In a statement to the Times, the health department said that New York City eating establishments weren’t allowed to “add anything to food or drink that is not approved as safe to eat.” The department said that CBD hadn’t been “deemed safe as a food additive,” which means that you can expect to stop seeing it in cafés and bakeries soon.
Even before the official confirmation, inspectors began embargoing the products in January 2019, according to Eater. While restaurants were told to stop offering the products, the inspectors did not confiscate the goods. The Times noted that officials have formally asked five eateries to end their CBD food and drink sales thus far.

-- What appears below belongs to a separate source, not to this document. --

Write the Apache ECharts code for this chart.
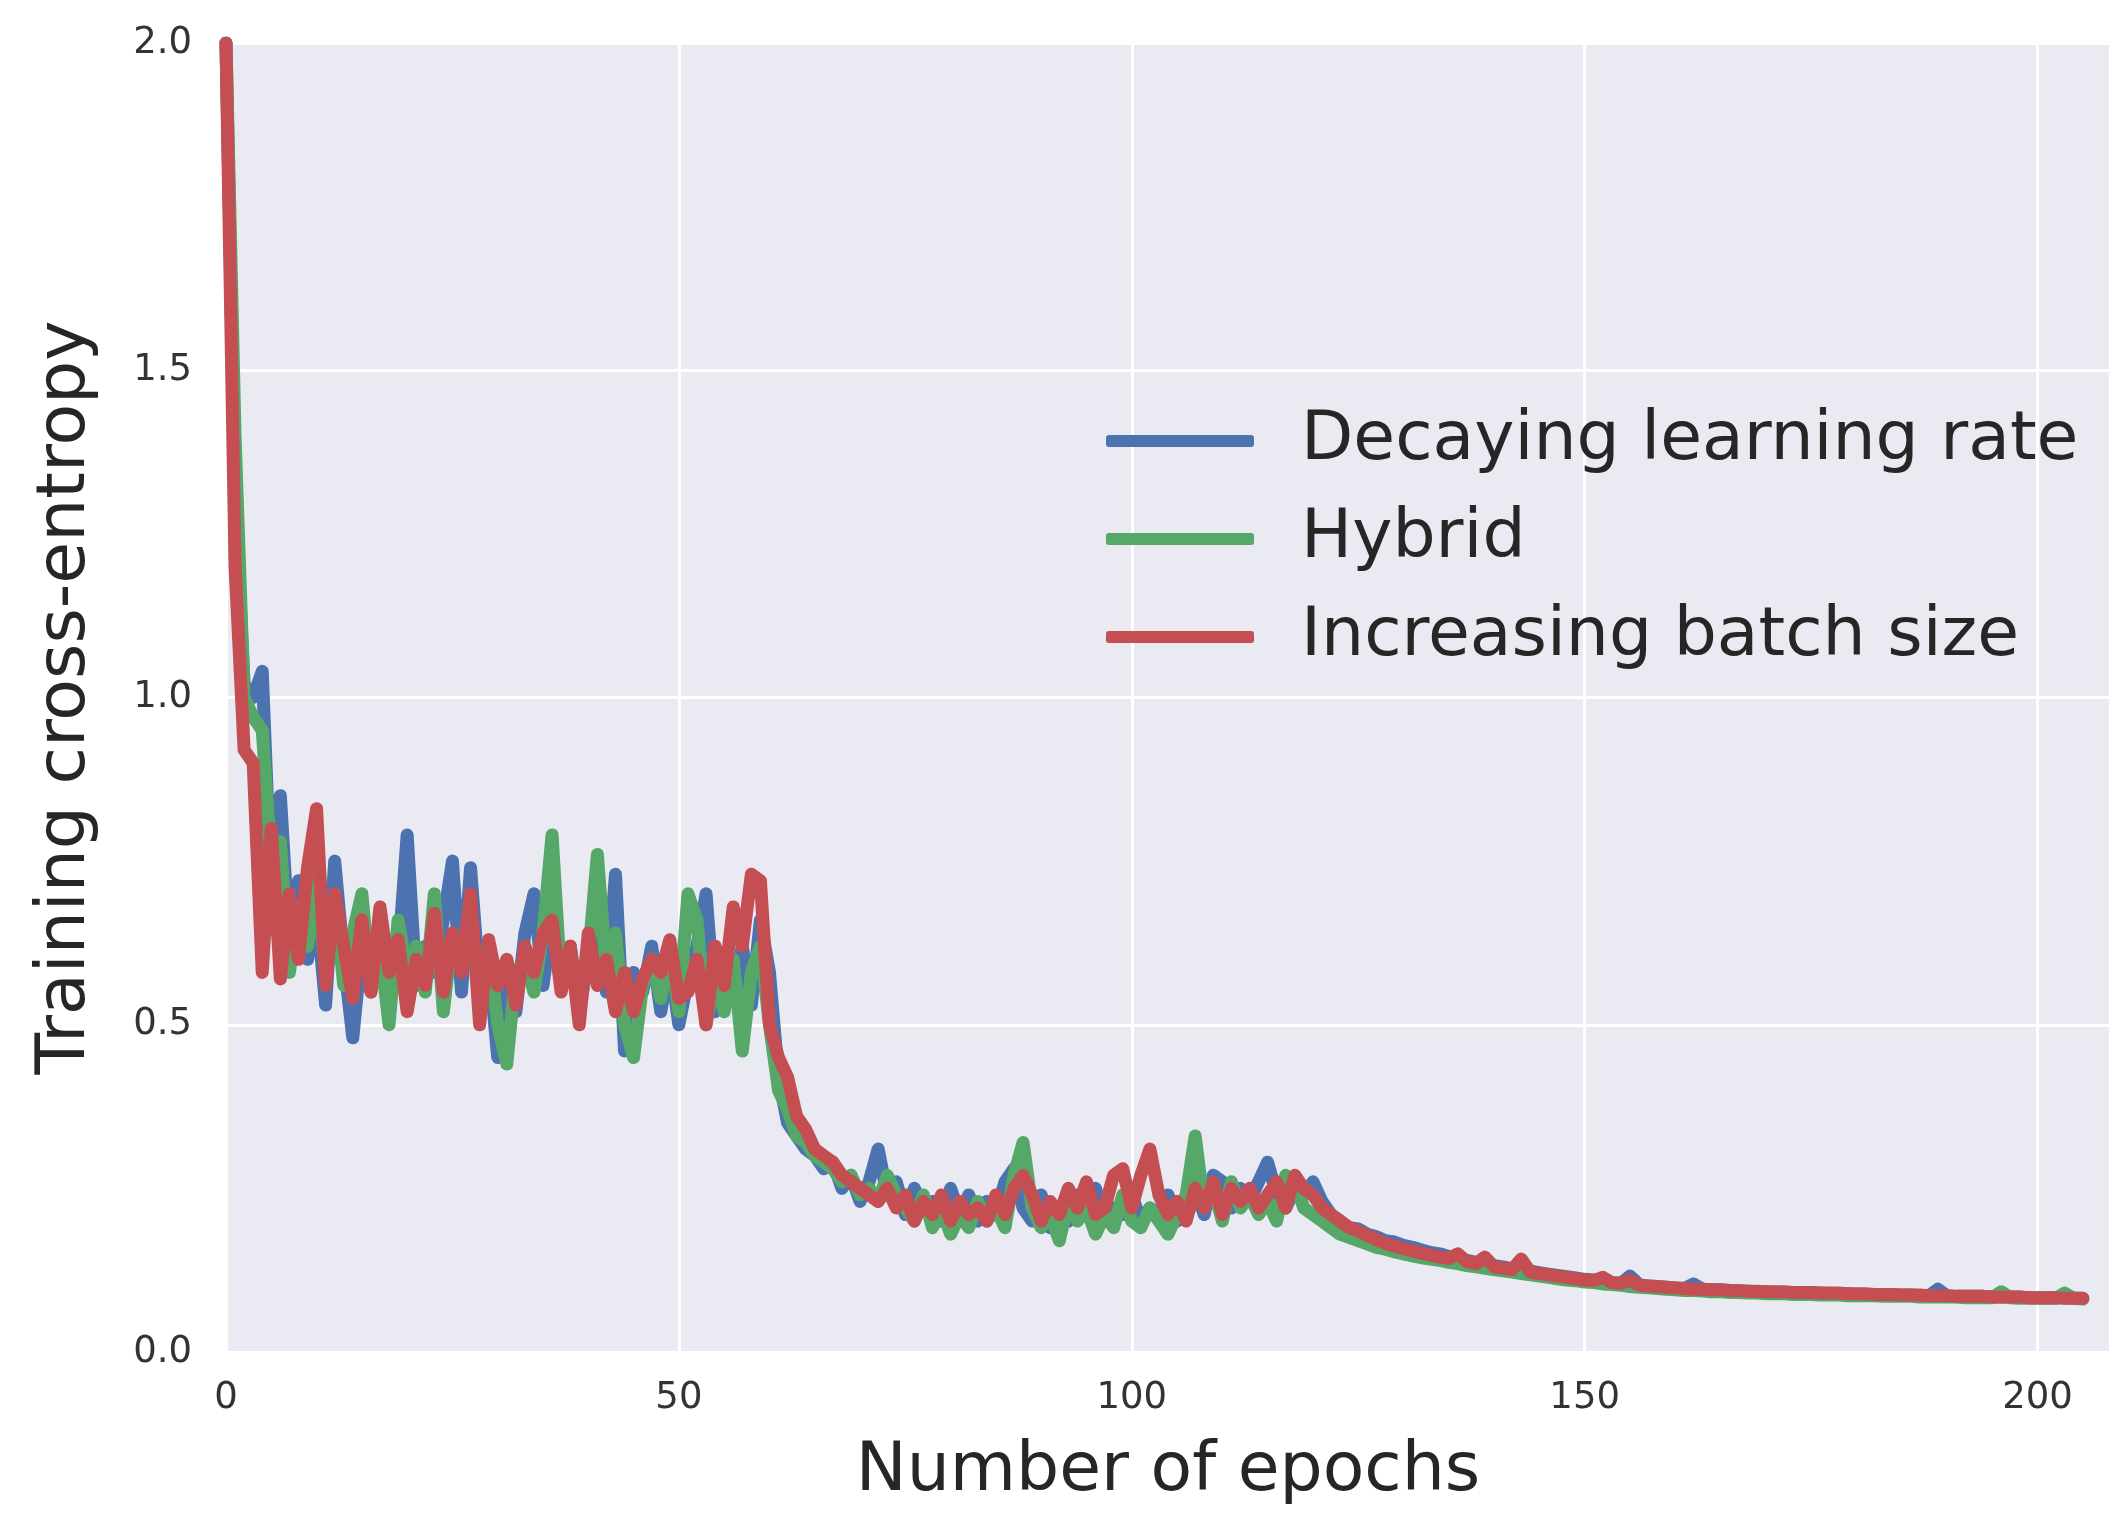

The change will also be significant for businesses that have based their entire premise on selling CBD-infused fare, like the Queens-based cocktail bar Adriaen Block. The crackdown also appears to be growing, with Maine banning CBD edibles due to federal safety guidelines and authorities removing the products from shops in Ohio.
The rise of CBD-infused food and drink was borne of growing interest in cannabinoids for their purported health benefits. CBD in particular gained popularity for claims that it could help individuals deal with anxiety, pain, and insomnia, among other alleged benefits. Most notably, the cannabis-derived compound isn’t psychoactive, meaning it doesn’t provide the high associated with marijuana. And so CBD began popping up in everything from face masks to gummy bears. CBD-laced lattes, brownies, and fudge sundaes ensued.
But the compound’s legality lacks clarity. The Times reported that while the federal Food and Drug Administration (FDA) approved the country’s first CBD prescription drug for sale last June, the Drug Enforcement Administration (DEA) still considers CBD illegal due to its being derived from cannabis.
And according to the FDA's website, products containing CBD aren’t allowed to be sold as dietary supplements, nor is it legal to sell food with CBD in it across state lines. In response to a question about whether the FDA would take action on CBD-infused dietary supplements and foods, the site said that the agency “considers many factors,” including “agency resources and the threat to the public health.” The FDA also noted it might “consult with its federal and state partners in making decisions about whether to initiate a federal enforcement action.”
“The Health Department takes seriously its responsibility to protect New Yorkers’ health,” a New York Department of Health spokesperson told Eater. "Until cannabidiol (CBD) is deemed safe as a food additive, the Department is ordering restaurants not to offer products containing CBD.”
While New Yorkers can still purchase CBD products for personal consumption, for now, they will have to say goodbye to lattes and other edibles with the product in them in their neighborhood cafés. RIP, CBD-infused baked goods, we hardly knew ye.
Readers should note that the regulations and data surrounding marijuana, CBD, and other related products are still developing. As such, the information contained in this post should not be construed as medical or legal advice. Always consult with your doctor before trying any substance or supplement.